>> start Information supplied

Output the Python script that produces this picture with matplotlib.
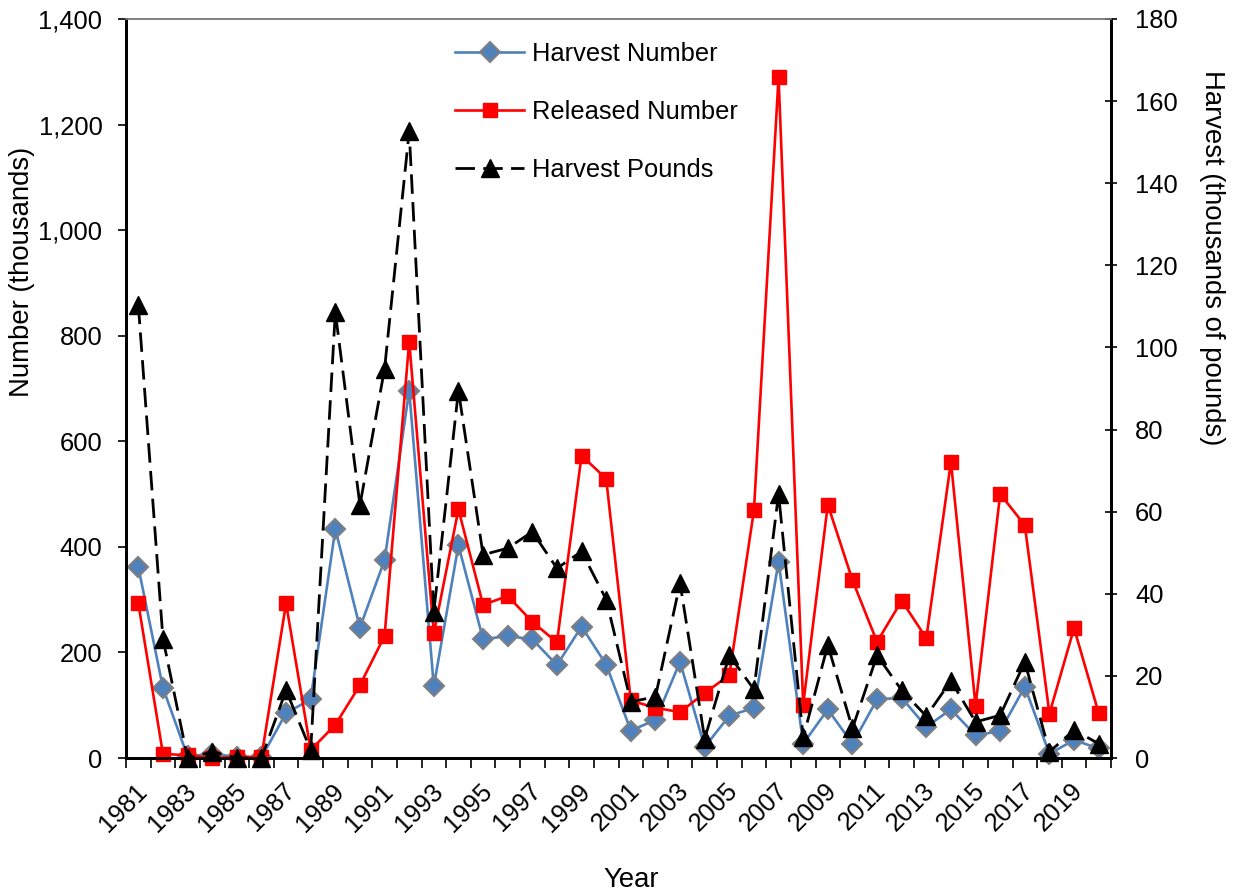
import matplotlib
matplotlib.use("Agg")
import matplotlib.pyplot as plt
from matplotlib.ticker import FuncFormatter, FixedLocator, MultipleLocator
import numpy as np

plt.rcParams['font.family'] = ['Liberation Sans', 'DejaVu Sans']

years = list(range(1981, 2021))
harvest_number = [362, 133, 3, 8, 2, 1, 85, 111, 434, 247,
                  375, 696, 136, 403, 225, 231, 225, 176, 249, 177,
                  52, 72, 182, 21, 80, 95, 372, 27, 92, 27,
                  111, 114, 59, 92, 43, 51, 135, 8, 34, 18]
released_number = [293, 8, 5, 0, 2, 2, 293, 15, 63, 138,
                   231, 789, 236, 471, 290, 307, 258, 219, 573, 529,
                   109, 95, 87, 123, 157, 469, 1290, 101, 480, 337,
                   220, 298, 227, 561, 99, 500, 441, 84, 246, 85]
harvest_pounds = [110.4, 29.1, 0, 1.5, 0, 0, 16.5, 1.9, 108.6, 61.6,
                  94.8, 152.6, 35.6, 89.5, 49.5, 51.1, 55.1, 46.2, 50.3, 38.6,
                  13.7, 14.9, 42.6, 4.7, 25.0, 16.7, 64.3, 5.0, 27.5, 7.2,
                  25.0, 16.5, 10.2, 18.8, 8.8, 10.4, 23.4, 1.5, 6.8, 3.5]
label_years = list(range(1981, 2020, 2))

FS = 18.4
LFS = 19.8
fig = plt.figure(figsize=(12.39, 8.96), dpi=100)
ax1 = fig.add_axes([126/1239, 1-758/896, (1111-126)/1239, (758-19)/896])
ax2 = ax1.twinx()

l1, = ax1.plot(years, harvest_number, color='#4f81bd', lw=1.9, marker='D', ms=10.5,
               markerfacecolor='#4f81bd', markeredgecolor='#7f7f7f', markeredgewidth=1.5,
               clip_on=False, label='Harvest Number', zorder=3)
l2, = ax1.plot(years, released_number, color='#ff0000', lw=1.9, marker='s', ms=10.5,
               markerfacecolor='#ff0000', markeredgecolor='#ff0000',
               clip_on=False, label='Released Number', zorder=4)
l3, = ax2.plot(years, harvest_pounds, color='black', lw=2.0, ls=(0, (7, 3)), marker='^', ms=13.5,
               markerfacecolor='black', markeredgecolor='black',
               clip_on=False, label='Harvest Pounds', zorder=5)

ax1.set_xlim(1980.5, 2020.5)
ax1.set_ylim(0, 1400)
ax2.set_ylim(0, 180)

ax1.yaxis.set_major_locator(MultipleLocator(200))
ax1.yaxis.set_major_formatter(FuncFormatter(lambda v, p: f"{int(v):,}"))
ax2.yaxis.set_major_locator(MultipleLocator(20))

# labels sit slightly right of category centre, as in the original
label_shift = 0.55
ax1.xaxis.set_major_locator(FixedLocator([y + label_shift for y in label_years]))
ax1.set_xticklabels([str(y) for y in label_years], rotation=45, ha='right', va='top',
                    fontsize=FS)
ax1.xaxis.set_minor_locator(FixedLocator([y - 0.5 for y in range(1981, 2022)]))
ax1.tick_params(axis='x', which='major', length=0, pad=15)
ax1.tick_params(axis='x', which='minor', length=7, width=1.2, direction='out', color='black')
ax1.tick_params(axis='y', which='major', length=6, width=1.2, direction='out', pad=11, labelsize=FS)
ax2.tick_params(axis='y', which='major', length=8.6, width=1.2, direction='inout', pad=13, labelsize=FS)

for ax in (ax1, ax2):
    for s in ('left', 'right', 'bottom'):
        ax.spines[s].set_linewidth(2.0)
        ax.spines[s].set_color('black')
    ax.spines['top'].set_color('#808080')
    ax.spines['top'].set_linewidth(1.2)

fig.text(22/1239, 1-272/896, 'Number (thousands)', rotation=90, ha='center', va='center', fontsize=LFS)
fig.text(1212/1239, 1-258/896, 'Harvest (thousands of pounds)', rotation=270, ha='center', va='center', fontsize=LFS)
fig.text(631/1239, 1-880/896, 'Year', ha='center', va='center', fontsize=LFS)

leg = ax2.legend(handles=[l1, l2, l3], loc='upper left',
                 bbox_to_anchor=(455/1239, 1-42/896), bbox_transform=fig.transFigure,
                 frameon=False, fontsize=FS, handlelength=2.7, handletextpad=0.3,
                 labelspacing=1.33, borderpad=0, borderaxespad=0)

fig.savefig('out.png', dpi=100)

>> end Information supplied

The request: Please repeat exactly the data above from its first line to the line that contains "plt.rcParams['font.family'] = ['Liberation", inclusive, and leave every picture out.

Task result:
Output the Python script that produces this picture with matplotlib.
import matplotlib
matplotlib.use("Agg")
import matplotlib.pyplot as plt
from matplotlib.ticker import FuncFormatter, FixedLocator, MultipleLocator
import numpy as np

plt.rcParams['font.family'] = ['Liberation Sans', 'DejaVu Sans']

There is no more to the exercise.